Now, having said all of that ... The interface of Ello is very, very basic, which I happen to like. I don't care to see other Ello pages, I want to only see my own family and friends comments and pages, should they even bother to join.

Do I think, Ello will be successful ... No ... Any more than Google+ is. Facebook is the most accepted social media, on the planet and that isn't going to change, anytime soon. Do I like Facebook ... NO!!! I still have my account, but, only check Facebook, once or twice a week. I found that it is sooooooooooooo easy, to become additive to Facebook, much like many computer users were with emails, a decade ago.


Posted by:

Sue
04 Oct 2014

I'm with Daniel (Oct. 2) on this one. There's nothing particularly attractive or appealing about the site - just looks like it's going to appeal to entirely different demographic than FB.


Posted by:

prettydarkskinnedgirl
04 Oct 2014

Call me "hypersensitive" but I hate intrusive ads that disrupt my browsing experience, especially on mobile devices. I deactivated my FB account only because I was constantly irritated while trying to read through my timeline on my iPhone and not being able to tell real status updates from my friends vs. advertisements with their faces on them! I also detested the algorithm that FB employs to decide for me what posts I want to see...but I digress. I don't mind unobtrusive ads but that's almost never the case on a mobile device: they blink, they float in the middle of what you're reading, they dim the page and obscure what you're looking at until you find a way to dismiss them and some of them are so persistent that you CAN'T dismiss them. *sigh*

I might be just the type of person that Ello is targeting but their by-invitation model is going to seriously limit the number of people using their service and the fewer people using the service, the fewer people that can or will pay for "extras". The hardest thing about killing Facebook is getting enough people to participate (ask Google+) so exclusivity doesn't seem like the winning business model for a SOCIAL networking site...just my penny's worth.


Posted by:

Really?
04 Oct 2014

WRONG, WRONG, WRONG - as far as the "what's wrong with ads?" attitude, buddy!

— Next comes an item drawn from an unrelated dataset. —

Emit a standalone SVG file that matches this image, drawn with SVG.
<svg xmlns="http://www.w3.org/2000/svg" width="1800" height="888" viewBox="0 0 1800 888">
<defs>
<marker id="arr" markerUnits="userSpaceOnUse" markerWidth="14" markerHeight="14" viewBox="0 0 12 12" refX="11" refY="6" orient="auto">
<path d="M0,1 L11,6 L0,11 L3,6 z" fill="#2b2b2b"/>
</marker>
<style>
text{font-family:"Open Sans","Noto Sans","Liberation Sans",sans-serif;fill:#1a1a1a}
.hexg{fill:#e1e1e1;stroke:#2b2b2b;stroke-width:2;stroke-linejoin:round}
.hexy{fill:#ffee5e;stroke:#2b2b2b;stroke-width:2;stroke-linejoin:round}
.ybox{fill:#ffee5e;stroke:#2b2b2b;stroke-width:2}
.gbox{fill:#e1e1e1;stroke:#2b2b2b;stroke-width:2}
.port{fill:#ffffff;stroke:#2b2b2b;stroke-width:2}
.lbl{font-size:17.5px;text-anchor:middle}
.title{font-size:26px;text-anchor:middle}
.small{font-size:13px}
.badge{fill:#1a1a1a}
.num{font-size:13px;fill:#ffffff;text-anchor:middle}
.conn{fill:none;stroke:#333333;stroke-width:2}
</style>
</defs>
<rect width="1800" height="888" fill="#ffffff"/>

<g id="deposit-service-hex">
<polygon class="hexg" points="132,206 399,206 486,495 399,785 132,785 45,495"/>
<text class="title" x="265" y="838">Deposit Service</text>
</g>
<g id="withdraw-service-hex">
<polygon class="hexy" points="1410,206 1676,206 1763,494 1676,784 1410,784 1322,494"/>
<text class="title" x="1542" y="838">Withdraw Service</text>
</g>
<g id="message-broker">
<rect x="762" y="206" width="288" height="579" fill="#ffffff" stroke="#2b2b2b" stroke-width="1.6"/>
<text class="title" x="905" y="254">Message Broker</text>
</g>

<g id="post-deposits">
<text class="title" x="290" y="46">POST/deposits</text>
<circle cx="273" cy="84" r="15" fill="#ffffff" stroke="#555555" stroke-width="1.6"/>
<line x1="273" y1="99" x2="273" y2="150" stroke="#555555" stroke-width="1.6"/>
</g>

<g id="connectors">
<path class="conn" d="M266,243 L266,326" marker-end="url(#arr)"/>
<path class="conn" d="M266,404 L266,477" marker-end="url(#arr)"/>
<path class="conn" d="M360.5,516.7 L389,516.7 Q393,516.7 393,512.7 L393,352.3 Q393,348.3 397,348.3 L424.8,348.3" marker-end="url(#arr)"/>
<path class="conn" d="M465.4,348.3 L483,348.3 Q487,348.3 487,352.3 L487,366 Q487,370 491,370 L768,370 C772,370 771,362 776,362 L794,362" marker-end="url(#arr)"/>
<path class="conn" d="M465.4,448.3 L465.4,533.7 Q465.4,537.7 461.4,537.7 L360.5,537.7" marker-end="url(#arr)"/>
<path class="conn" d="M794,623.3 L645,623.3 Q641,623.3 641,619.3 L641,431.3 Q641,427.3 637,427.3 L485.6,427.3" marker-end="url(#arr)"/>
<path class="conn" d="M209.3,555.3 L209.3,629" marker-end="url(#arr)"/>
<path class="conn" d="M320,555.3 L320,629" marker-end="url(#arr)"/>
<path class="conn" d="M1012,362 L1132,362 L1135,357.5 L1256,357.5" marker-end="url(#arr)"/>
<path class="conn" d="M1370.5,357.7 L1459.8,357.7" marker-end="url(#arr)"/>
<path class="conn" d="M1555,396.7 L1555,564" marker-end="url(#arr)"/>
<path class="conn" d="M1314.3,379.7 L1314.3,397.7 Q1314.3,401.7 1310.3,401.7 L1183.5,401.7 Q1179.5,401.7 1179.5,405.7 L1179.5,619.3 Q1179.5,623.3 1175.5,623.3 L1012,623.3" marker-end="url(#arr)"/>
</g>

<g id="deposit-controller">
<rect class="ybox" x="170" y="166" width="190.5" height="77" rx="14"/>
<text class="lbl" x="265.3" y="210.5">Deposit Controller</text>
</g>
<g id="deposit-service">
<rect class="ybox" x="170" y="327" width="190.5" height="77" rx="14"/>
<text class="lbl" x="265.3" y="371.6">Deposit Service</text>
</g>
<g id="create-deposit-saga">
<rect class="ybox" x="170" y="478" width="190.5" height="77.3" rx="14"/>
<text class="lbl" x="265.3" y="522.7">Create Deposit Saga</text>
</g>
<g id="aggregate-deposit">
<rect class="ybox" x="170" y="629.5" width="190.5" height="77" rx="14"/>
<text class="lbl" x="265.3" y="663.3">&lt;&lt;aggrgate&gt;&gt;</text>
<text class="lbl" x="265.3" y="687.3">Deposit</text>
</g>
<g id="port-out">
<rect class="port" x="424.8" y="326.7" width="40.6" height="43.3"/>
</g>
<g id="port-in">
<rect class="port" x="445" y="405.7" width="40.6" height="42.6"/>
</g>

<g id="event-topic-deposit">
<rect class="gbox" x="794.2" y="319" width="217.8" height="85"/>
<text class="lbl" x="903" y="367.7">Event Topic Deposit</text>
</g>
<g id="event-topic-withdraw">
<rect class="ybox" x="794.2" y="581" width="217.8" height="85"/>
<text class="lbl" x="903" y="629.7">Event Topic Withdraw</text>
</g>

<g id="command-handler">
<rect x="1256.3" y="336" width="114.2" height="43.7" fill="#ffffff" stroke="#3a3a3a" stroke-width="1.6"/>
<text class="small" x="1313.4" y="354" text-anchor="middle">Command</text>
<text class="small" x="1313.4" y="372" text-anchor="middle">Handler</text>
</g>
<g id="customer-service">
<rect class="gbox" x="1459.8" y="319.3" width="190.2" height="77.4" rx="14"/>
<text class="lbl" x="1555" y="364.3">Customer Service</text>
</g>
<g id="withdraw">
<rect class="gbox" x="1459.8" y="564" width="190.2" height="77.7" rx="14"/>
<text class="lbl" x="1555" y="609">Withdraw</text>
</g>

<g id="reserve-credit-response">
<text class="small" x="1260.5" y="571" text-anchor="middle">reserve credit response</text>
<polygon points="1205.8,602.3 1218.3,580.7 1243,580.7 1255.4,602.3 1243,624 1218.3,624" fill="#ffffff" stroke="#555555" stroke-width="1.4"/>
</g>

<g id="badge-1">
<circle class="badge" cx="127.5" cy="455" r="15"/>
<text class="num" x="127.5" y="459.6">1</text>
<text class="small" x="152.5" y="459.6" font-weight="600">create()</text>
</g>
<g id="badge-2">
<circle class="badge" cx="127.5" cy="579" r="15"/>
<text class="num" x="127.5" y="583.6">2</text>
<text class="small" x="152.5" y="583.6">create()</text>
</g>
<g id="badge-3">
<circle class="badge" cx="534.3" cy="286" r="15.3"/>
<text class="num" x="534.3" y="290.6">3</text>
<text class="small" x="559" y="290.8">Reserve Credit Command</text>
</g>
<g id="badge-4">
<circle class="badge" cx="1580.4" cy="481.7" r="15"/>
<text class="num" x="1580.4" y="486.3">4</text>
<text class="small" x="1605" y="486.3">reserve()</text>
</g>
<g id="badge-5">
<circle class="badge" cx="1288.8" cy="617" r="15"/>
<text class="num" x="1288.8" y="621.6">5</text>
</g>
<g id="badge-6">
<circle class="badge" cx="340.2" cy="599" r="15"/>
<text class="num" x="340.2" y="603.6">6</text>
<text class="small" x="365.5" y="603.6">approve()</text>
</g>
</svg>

"what's the big deal about ads?" - you said it yourself - the privacy issues, having your info sold, etc. The point is, *I* should be the one who decides who can know what I choose for them to know about me. NO ONE should be allowed to collect any kind of info about me/my habits, period.

"But advertising is what makes quality television and radio possible" - uh, "quality"? Guess you don't watch much TV or listen to much radio nowadays as it is 98% CRAP, not quality!

"and is the reason you can get it for free" - really, I get TV for free? Then why do I pay the cable TV company for TV service? Guess when the next bill comes I will send them a letter that says - "well, I put up with these ads that make it free so I'm not paying this month". We'll see how that flies...


Posted by:

Tony
05 Oct 2014

Wholeheartedly agree with Really?'s take though I think he/she's a little generous in estimating 98% of TV/radio is crap


Posted by:

MJ
07 Oct 2014

It's not just about adverts in your feed, it's about your personal preferences and online identity being sold to a huge range of companies. When you and another individual approach a bank you will get different offers based upon that profile and you'll never know that you're not being given the same possible choices. It's not hard to see a future where you're rejected from jobs without ever knowing that it's because your online profile doesn't fit what data analysis has predicted is the most likely to be successful in that role. The latest Wired has a good piece on this.